The intelligence indicating Russia’s willingness to assassinate private citizens highlighted the extreme measures Moscow is prepared to take in its covert war against the West. Papperger, as the CEO of Rheinmetall, was a significant target due to his company’s role in producing the crucial 155mm artillery shells and opening an armored vehicle plant in Ukraine, which deeply concerned Russia.

NATO officials have been increasingly vocal about the seriousness of Russia’s sabotage campaign. A senior NATO official emphasized the strategic consequences of Russia’s covert activities, including sabotage and assassination plots.

“We’re seeing sabotage, we’re seeing assassination plots, we’re seeing arson. We’re seeing things that have a cost in human lives,” the senior NATO official told CNN reporters. “I believe very much that we’re seeing a campaign of covert sabotage activities from Russia that have strategic consequences.”

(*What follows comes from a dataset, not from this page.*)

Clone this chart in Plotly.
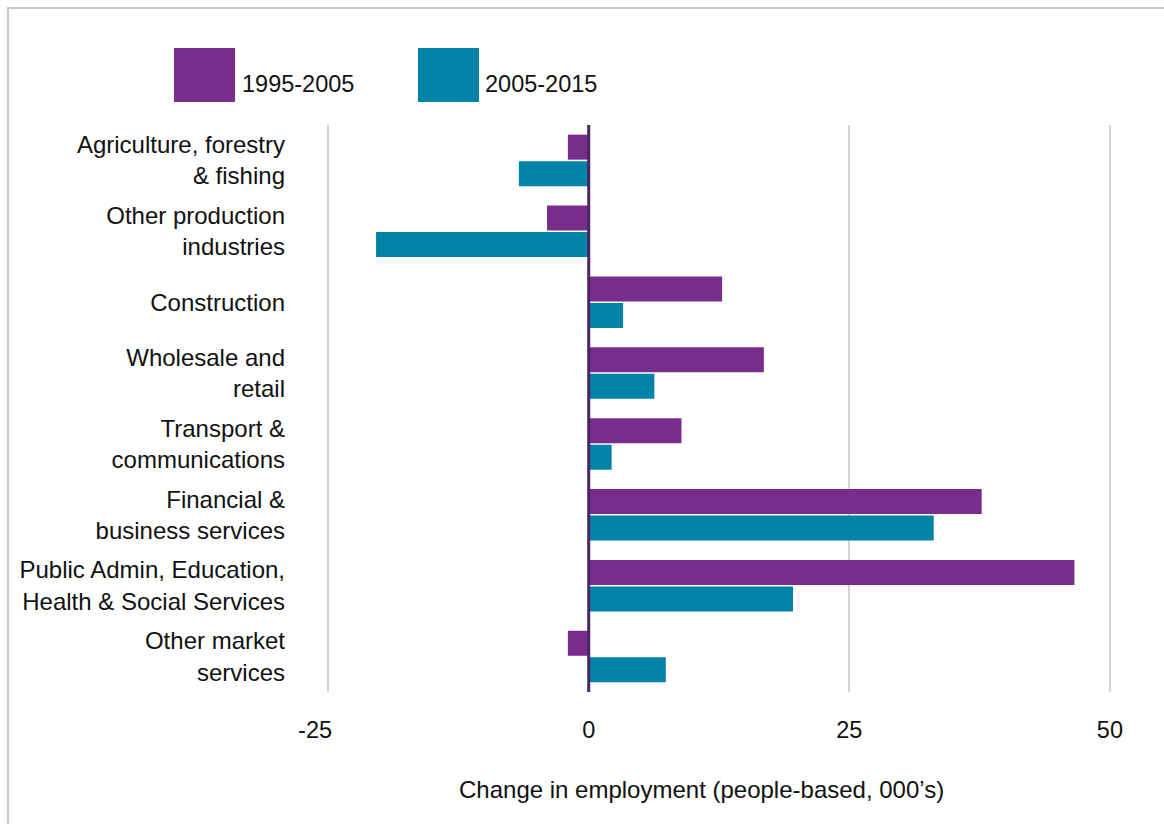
import plotly.graph_objects as go

# Industry sectors (top to bottom)
categories = [
    "Agriculture, forestry<br>& fishing",
    "Other production<br>industries",
    "Construction",
    "Wholesale and<br>retail",
    "Transport &<br>communications",
    "Financial &<br>business services",
    "Public Admin, Education,<br>Health & Social Services",
    "Other market<br>services",
]

# Change in employment, thousands of people
change_1995_2005 = [-2.0, -4.0, 12.8, 16.8, 8.9, 37.7, 46.6, -2.0]
change_2005_2015 = [-6.7, -20.4, 3.3, 6.3, 2.2, 33.1, 19.6, 7.4]

series_names = ["1995-2005", "2005-2015"]
tick_values = [-25, 0, 25, 50]
tick_labels = ["-25\u2007\u2007", "0", "25", "50"]

PURPLE = "#782c8c"
TEAL = "#0483a8"
ZERO = "#4b2563"
GRID = "#d4d4d4"
FONT = "Liberation Sans, Arial, Helvetica, sans-serif"

W, H = 1164, 824
ML, MR, MT, MB = 325, 51, 125, 132
PW, PH = W - ML - MR, H - MT - MB


def px_x(x):
    return (x - ML) / PW


def px_y(y):
    return (H - MB - y) / PH


fig = go.Figure()
for name, vals, col in [
    (series_names[0], change_1995_2005, PURPLE),
    (series_names[1], change_2005_2015, TEAL),
]:
    fig.add_trace(go.Bar(
        y=categories, x=vals, name=name, orientation="h",
        marker=dict(color=col, line=dict(width=0)),
        showlegend=False,
    ))

shapes = [
    # zero line drawn over the bars
    dict(type="line", xref="x", yref="paper", x0=0, x1=0, y0=0, y1=1,
         line=dict(color=ZERO, width=3), layer="above"),
    # frame (top and left edges)
    dict(type="line", xref="paper", yref="paper", x0=px_x(7), x1=px_x(W + 5),
         y0=px_y(8), y1=px_y(8), line=dict(color="#c8c8c8", width=2)),
    dict(type="line", xref="paper", yref="paper", x0=px_x(8), x1=px_x(8),
         y0=px_y(7), y1=px_y(H + 5), line=dict(color="#c8c8c8", width=2)),
]

# legend keys
annotations = []
for (x0, x1, tx), name, col in zip(
    [(174, 235, 240), (418, 479, 483)], series_names, [PURPLE, TEAL]
):
    shapes.append(dict(type="rect", xref="paper", yref="paper",
                       x0=px_x(x0), x1=px_x(x1), y0=px_y(102), y1=px_y(48),
                       fillcolor=col, line=dict(width=0)))
    annotations.append(dict(text=name, xref="paper", yref="paper",
                            x=px_x(tx), y=px_y(84), xanchor="left",
                            yanchor="middle", showarrow=False,
                            font=dict(size=23.5, color="#111111", family=FONT)))

annotations.append(dict(
    text="Change in employment (people-based, 000\u2019s)",
    xref="paper", yref="paper", x=px_x(701), y=px_y(790),
    xanchor="center", yanchor="middle", showarrow=False,
    font=dict(size=24, color="#111111", family=FONT)))

fig.update_layout(
    width=W, height=H,
    margin=dict(l=ML, r=MR, t=MT, b=MB),
    paper_bgcolor="white", plot_bgcolor="white",
    barmode="group", bargap=0.25, bargroupgap=0.06,
    font=dict(family=FONT, size=24, color="#111111"),
    shapes=shapes, annotations=annotations,
    xaxis=dict(
        range=[-25.3, 50.3], tickvals=tick_values, ticktext=tick_labels,
        showgrid=True, gridcolor=GRID, gridwidth=2,
        zeroline=False, showline=False, ticks="",
        ticklabelstandoff=21, tickfont=dict(size=23.5),
    ),
    yaxis=dict(
        categoryorder="array", categoryarray=categories,
        autorange="reversed", showgrid=False, zeroline=False,
        showline=False, ticks="", ticklabelstandoff=39,
        tickfont=dict(size=24),
    ),
)

fig.write_html("out.html")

The National Security Council (NSC) declined to comment on the specifics of the Russian plot and the US warning to Germany. However, NSC spokesperson Adrienne Watson stated, “Russia’s intensifying campaign of subversion is something that we are taking extremely seriously and have been intently focused on over the past few months. The United States has been discussing this issue with our NATO Allies, and we are actively working together to expose and disrupt these activities.”

NATO officials, gathered in Washington for the alliance’s 75th anniversary summit, have been discussing ways to enhance intelligence sharing to better identify and connect seemingly isolated incidents of sabotage across member countries.

The plot to assassinate Papperger and other acts of sabotage have prompted increased security measures at US military bases in Europe. In April, two German-Russian nationals were arrested for allegedly planning bomb and arson attacks on US military facilities on behalf of Russia.

In March, several men in London were charged with collaborating with Russian intelligence to set fire to a Ukrainian-linked warehouse. Poland is investigating whether an arson attack that destroyed Warsaw’s largest mall in May was connected to Russia. In June, French authorities detained a Russian-Ukrainian man accused of building bombs as part of a Russian sabotage campaign.